Les grands travaux du XIXe siècle
Les travaux les plus importants du XIXe siècle concernent la tour centrale. Au milieu du siècle, la cathédrale se trouvait sous la responsabilité de l’architecte du gouvernement, Victor Ruprich-Robert. Dans l’esprit de l’époque, celui-ci voulait redonner à la cathédrale son aspect médiéval. En 1851, il démolit le jubé de Mgr de Nesmond. Mais cette opération entraîna un affaiblissement de la croisée et de la tour qu’elle supportait. Le ministre des Cultes décida en conséquence de détruire la tour centrale. Cette décision suscita une levée de bouclier. Sollicité, Viollet-le-Duc rédigea un rapport où il prévoyait l’écroulement de la tour, si rien d’était fait (1855). Le dôme de Moussard fut donc démonté, sous la direction de Ruprich-Robert.
Or, à la même époque, Eugène Flachat, célèbre ingénieur, supervisait la construction de la ligne de chemin de fer Paris-Cherbourg, qui passait par Bayeux. Il réussit à se faire attribuer le chantier de la cathédrale. Sous sa direction, les architectes Henri de Dion et Louis Lasvignes entreprennent de gigantesques travaux. Sans poursuivre la destruction de la tour, ils la soutiennent grâce à un impressionnant échafaudage. Ils reprennent alors les fondations des piliers de la croisée, en s’appuyant sur la roche dure, située à 9,50 m de profondeur (1857-1858). Les travaux sont terminés lorsque l’empereur Napoléon III vient visiter la cathédrale, en inaugurant la ligne de chemin de fer, le 4 août 1858.

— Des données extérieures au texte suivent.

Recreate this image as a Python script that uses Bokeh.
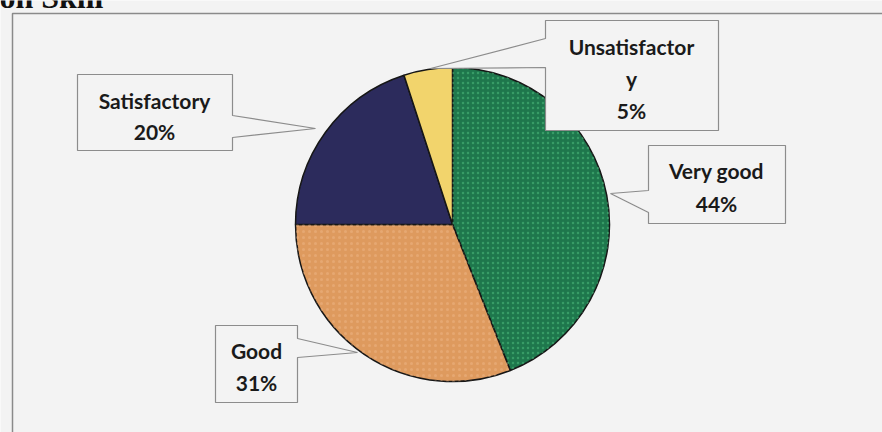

Dès lors, on peut songer à construire une nouvelle tour centrale, pour couronner l’étage du XVe siècle, qui n’avait pas été détruit. Ce dernier étage est réalisé en style néo-gothique par l’architecte diocésain, Gabriel Crétin (1866). Il est surmonté par un dôme métallique, qui n’allait pas peser trop lourd sur la croisée du transept. La cathédrale gothique a enfin reçu ses trois tours, culminant à environ 75 mètres. C’est la configuration qui a été prévue par les architectes du XIIIe siècle. On peut considérer que la cathédrale de Bayeux est vraiment terminée au milieu du XIXe siècle.
Conclusion
Aujourd’hui, nous avons donc affaire à un édifice qui est le résultat d’une histoire complexe. Commencée à l’époque romane, la cathédrale de Bayeux est dans l’ensemble une église gothique. Comme sa construction s’étale du XIIe au XVe siècle, on y retrouve les différents styles de cet art : gothique premier, gothique rayonnant et gothique flamboyant. En réalité, la plus grande partie de la construction est concentrée dans les années 1230-1270. L’édifice présente ainsi une assez grande unité de style : c’est une cathédrale gothique du XIIIe siècle.